Completion of the first five-year plan by the Union of Soviet Socialist Republics in 1934 created an enthusiasm for planning in India. In 1934 M. Visvesvaraya, a great engineer, published a book entitled Planned Economy in India in April 1936. The Visvesvaraya Plan could, however, be by no means called a socialist plan. In 1934 the Congress Socialist Party was formed within the Congress and Gandhi resigned from the Congress citing it as one of the reasons and alleging Jawaharlal’s open sympathy for the group. In 1935 the Communist Party of India was formed and immediately banned by the British Government. Most of the communists started working within the Congress Socialist party.

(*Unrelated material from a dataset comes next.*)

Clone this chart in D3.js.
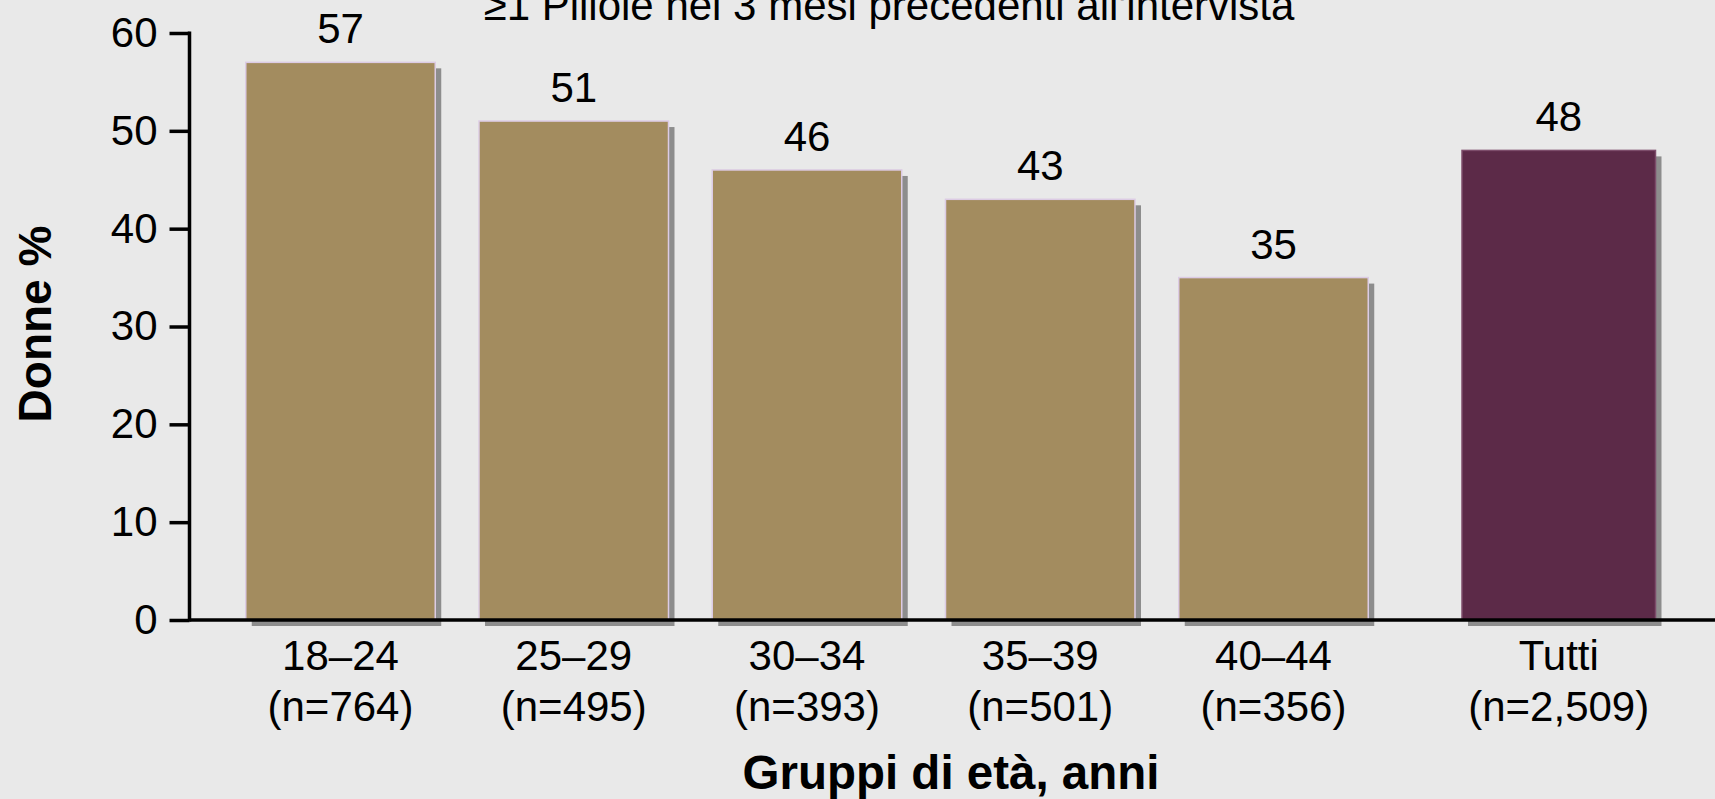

Jawaharlal Nehru, who had shown great admiration for socialism as early as 1928, delivered his presidential address to the Lucknow session of the Indian National Congress announcing his conviction that ‘the only solution of the world’s problems and of India’s problems lies in socialism’. This statement created an ideological rift  within the top leadership of the Congress and Sardar Vallabh Bhai Patel issued a statement to the effect that he had ideological differences with Nehru on matters like the nature of capitalism. Patel wanted to contest Nehru for the presidency of the Congress in the next session at Faizpur. 

Nehru recounted his position stating that socialism was not his ideological plank for the Presidential election and Patel withdrew from the contest. In his Presidential speech at Faizpur, Nehru called for the building up of a powerful joint front of all the anti-imperialist forces in the country including  the organised workers and peasants. In the backdrop of the general (provincial) elections in British India this ideological debate is significant.

The Idea of Planning

It has been seen that the idea of planning had acquired popularity in 1934. Jawaharlal Nehru was succeeded as Congress President by another radical young  man, Subhas Chandra Bose. He set up a National Planning Committee with Jawaharlal Nehru as chairman and Professor K.T. Shah as secretary. The ideological tension that was brewing in the Congress resulted in Bose resigning its Presidentship in the next year. Still another year later the Congress Governments in Provinces resigned on the issue of the declaration of British India’s participation in World War II. The work of the National Planning Committee was interrupted but a number of subcommittees of the National Planning Committee prepared their reports.

In 1940 a group of industrialists led by G.D. Birla, prepared what is known as the Bombay Plan. The Plan envisaged the doubling of per capita income and trebling of national income in 15 years. It divided industries into basic and consumption goods industries and admitted the necessity of reducing inequalities of wealth. Among the measures suggested toward this purpose were imposition of death duties, reform of the system of land tenure and provision of the fullest scope for small and cottage industries as well as state control of the economy accompanied by state ownership of public utilities and basic industries. Economic control, however, was more important than ownership or management by the state., argued the Bombay Plan.

Towards the end of World War II, M.N. Roy, a leader of the Indian Communist movement and now a radical humanist, published a People’s Plan. Unlike the Bombay Plan it primarily emphasised agriculture and advocated nationalisation of land and liquidation of rural indebtedness. Future industrialisation would have to be primarily financed and controlled by the state. Expansion of production would have to be accompanied by changes in distribution in favour of the common people permitting an expansion of the total consumption by the community. Surplus production should be reinvested for raising employment and standard of living.